So usually my pain is between a 6-7 on the pain scale … The pain medication brings it down to a 4-5.
Today …. Ah, today…. It’s built slowly back up… And by 11am I would rate it a 8-9.
If I stand up it’s definitely up there at the 9… And yes I rate it worse than childbirth. There is a diagram at the bottom of this post with more details on the pain scale I am referring to.
So despite taking all the available pain relief I’ve had to return to my default comfortable position – in bed.
For those of you with a ‘bad back’ you may be shaking your head and saying “noooo you shouldn’t lie down .. keep moving..” but..

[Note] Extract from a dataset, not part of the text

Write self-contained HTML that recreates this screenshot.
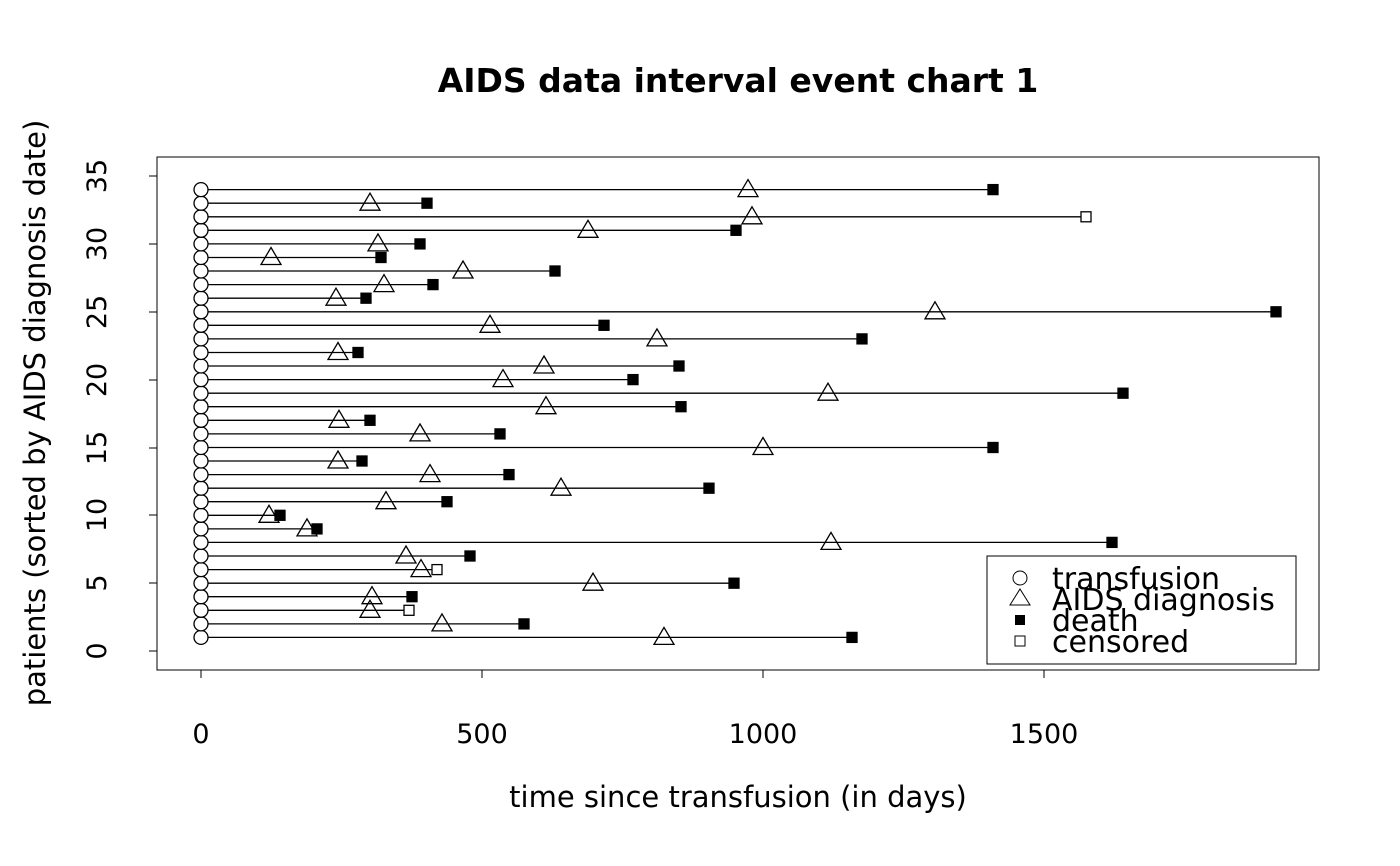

My pain is in my facet joints. I’ve arthritis in my lumber spine and all the joints are inflamed. The discs have started to degenerate (happens to everyone as you get older) but combined with the arthritis it is causing chronic pain.. basically as the discs are getting thinner, the bones grind together which makes them even more inflamed… the more I move the more they grind… it’s a vicious circle. I’ve been told that I will not be pain free for the rest of my life and that my only choice now is to find ways to manage the pain.
Being laid down allows my spine to relax, decompress, stops the joints rubbing together and so provides pain relief. So when it’s so bad that sitting feels like someone is poking you repeatedly on a bruise… And standing feels like a knife being twisted in that same spot…. I’m sorry but I’m going to find a comfortable position…. And I’m sure you would too!
It’s possible that driving our son to university has aggravated it. It’s also possible that the dancing I’ve been doing as exercise has caused this. Truth is we don’t know.
Unfortunately this means that MrH is likely to be extra worried about me. He has told me not to exercise today. I feel bad about that. I have these rules to follow. And I feel disappointed I can’t do it. It also may mean MrH won’t allow any play. Which I really don’t want to happen.
I love our new dynamic.
I love the way I feel, calm and steady.
I love how play makes me relaxed and takes away my everyday pain, helps me sleep.
I love how I get snuggles and more affection than I used to.
So right now I’m hoping and praying that this is a short lived blip that goes away quickly… I really don’t want another 4 months of excruciating, uncontrollable pain…. I got sick of the view out of the bedroom window 2 years ago… I don’t want to be back there again.